Deists, like Thomas Jefferson I heard yesterday (also on the radio, but NPR this time), believed that the world was so ordered that there must be a creator, although they rejected the detailed instructions that many of their contemporaries took from the Bible or other religious texts. However, the random nature of events, as suggested by Dawkins or by Stephen Jay Gould (“Full House: The Spread of Excellence from Plato to Darwin”) accounts for these just as well.

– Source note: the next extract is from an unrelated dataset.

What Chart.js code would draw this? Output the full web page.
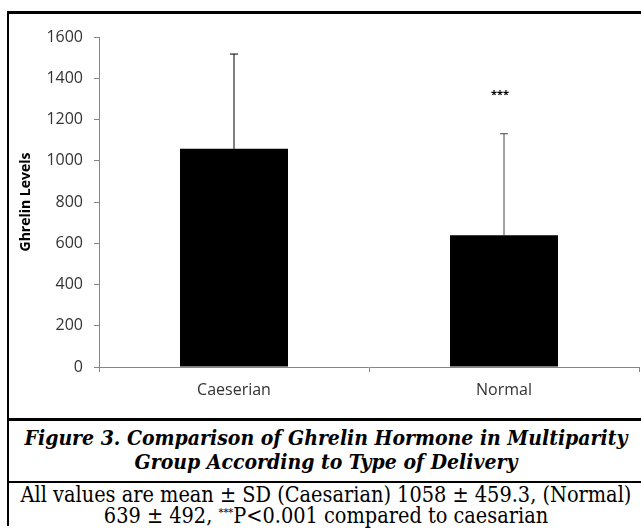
<!DOCTYPE html>
<html>
<head>
<meta charset="utf-8">
<script src="https://cdn.jsdelivr.net/npm/chart.js@4"></script>
<style>
  body { margin: 0; background: #fff; }
  #box {
    position: absolute; left: 7px; top: 11px; width: 634px;
    border-left: 2px solid #000; border-top: 3px solid #000;
  }
  #chartWrap { position: relative; width: 632px; height: 404px; }
  .cap {
    border-top: 3px solid #000; text-align: center;
    font-family: "DejaVu Serif Condensed", "Liberation Serif", serif;
    font-weight: bold; font-style: italic; font-size: 21px; line-height: 24px;
    padding: 5px 0 7px 0; color: #000; white-space: nowrap;
  }
  .note {
    border-top: 2px solid #000; text-align: center;
    font-family: "DejaVu Serif Condensed", "Liberation Serif", serif;
    font-size: 21.5px; line-height: 21px; padding: 1px 0 0 0; color: #000; white-space: nowrap;
  }
  .note sup { font-size: 11px; vertical-align: 7px; line-height: 0; }
</style>
</head>
<body>
<div id="box">
  <div id="chartWrap"><canvas id="ghrelinChart"></canvas></div>
  <div class="cap">Figure 3. Comparison of Ghrelin Hormone in Multiparity<br>Group According to Type of Delivery</div>
  <div class="note">All values are mean ± SD (Caesarian) 1058 ± 459.3, (Normal)<br>639 ± 492, <sup>***</sup>P&lt;0.001 compared to caesarian</div>
</div>
<script>
const deliveryTypes = ["Caeserian", "Normal"];
const ghrelinMean = [1058, 639];
const ghrelinSD = [459.3, 492];
const significance = ["", "***"];
const yTicks = [0, 200, 400, 600, 800, 1000, 1200, 1400, 1600];

// draws the upward SD whiskers and the significance stars
const errorBars = {
	id: "errorBars",
	afterDatasetsDraw(chart) {
		const ctx = chart.ctx;
		const yScale = chart.scales.y;
		const bars = chart.getDatasetMeta(0).data;
		ctx.save();
		bars.forEach(function (bar, i) {
			const top = yScale.getPixelForValue(ghrelinMean[i] + ghrelinSD[i]);
			ctx.strokeStyle = i === 0 ? "#000" : "#444";
			ctx.lineWidth = 1;
			ctx.beginPath();
			ctx.moveTo(bar.x, bar.y);
			ctx.lineTo(bar.x, top);
			ctx.moveTo(bar.x - 4, top);
			ctx.lineTo(bar.x + 4, top);
			ctx.stroke();
			if (significance[i]) {
				ctx.fillStyle = "#000";
				ctx.font = "bold 11px 'Open Sans'";
				ctx.textAlign = "center";
				ctx.textBaseline = "middle";
				ctx.fillText(significance[i], bar.x - 4, top - 39);
			}
		});
		ctx.restore();
	},
};

const canvaGhrelin = document.getElementById("ghrelinChart").getContext("2d");
const ghrelinChart = new Chart(canvaGhrelin, {
	type: "bar",
	data: {
		labels: deliveryTypes,
		datasets: [
			{
				label: "Ghrelin Levels",
				data: ghrelinMean,
				backgroundColor: "#000",
				borderWidth: 0,
				barPercentage: 0.4,
				categoryPercentage: 1,
			},
		],
	},
	options: {
		responsive: true,
		maintainAspectRatio: false,
		animation: false,
		layout: { padding: { top: 23, right: 2, left: 0, bottom: 0 } },
		plugins: {
			legend: { display: false },
			tooltip: { enabled: false },
		},
		scales: {
			x: {
				grid: { drawOnChartArea: false, offset: true, tickLength: 5, color: "#868686" },
				border: { color: "#868686" },
				ticks: { color: "#333", padding: 9, font: { family: "Open Sans", size: 16 } },
				afterFit: function (s) { s.height = 51; },
			},
			y: {
				min: 0,
				max: 1600,
				afterBuildTicks: function (s) { s.ticks = yTicks.map(v => ({ value: v })); },
				grid: { drawOnChartArea: false, tickLength: 5, color: "#868686" },
				border: { color: "#868686" },
				ticks: {
					color: "#333",
					padding: 11,
					font: { family: "Open Sans", size: 16 },
					callback: function (v) { return String(v); },
				},
				title: {
					display: true,
					text: "Ghrelin Levels",
					color: "#000",
					padding: { top: 9, bottom: 0 },
					font: { family: "Open Sans", size: 14, weight: "bold" },
				},
				afterFit: function (s) { s.width = 90; },
			},
		},
	},
	plugins: [errorBars],
});
</script>
</body>
</html>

The same issue of the Times contains a more medically related piece, “Why doctors need stories”, by Peter D. Kramer. I like stories, and I use them a lot (see above for a couple); they make things come alive, tie abstract events to actual lives, create examples in the experience of individual people of phenomena that are harder to understand when we look only at populations. But they can be misused; my story about the woman who was more worried about breast cancer than her smoking or high blood pressure is meant to be an example of how people can choose which facts they believe and which they ignore. It doesn’t prove anything, certainly not that most people act this way, or don’t. It does (I hope) get your attention. We have to be careful how stories are used; “I knew someone who had an abnormal Pap smear and she didn’t do anything and it went away”, while consistent with our most current knowledge about the early course of abnormal Pap smears in young women, is not a valid argument for you to not do anything. Stories tell what they tell; the lessons learned and conclusions reached are up to us.
Banerjee and Bloom end their piece:
If there is such a thing as divine justice or karmic retribution, the world we live in is not the place to find it. Instead, the events of human life unfold in a fair and just manner only when individuals and society work hard to make this happen. We should resist our natural urge to think otherwise.
And, no matter what we think about Ebola, we should get our flu shots.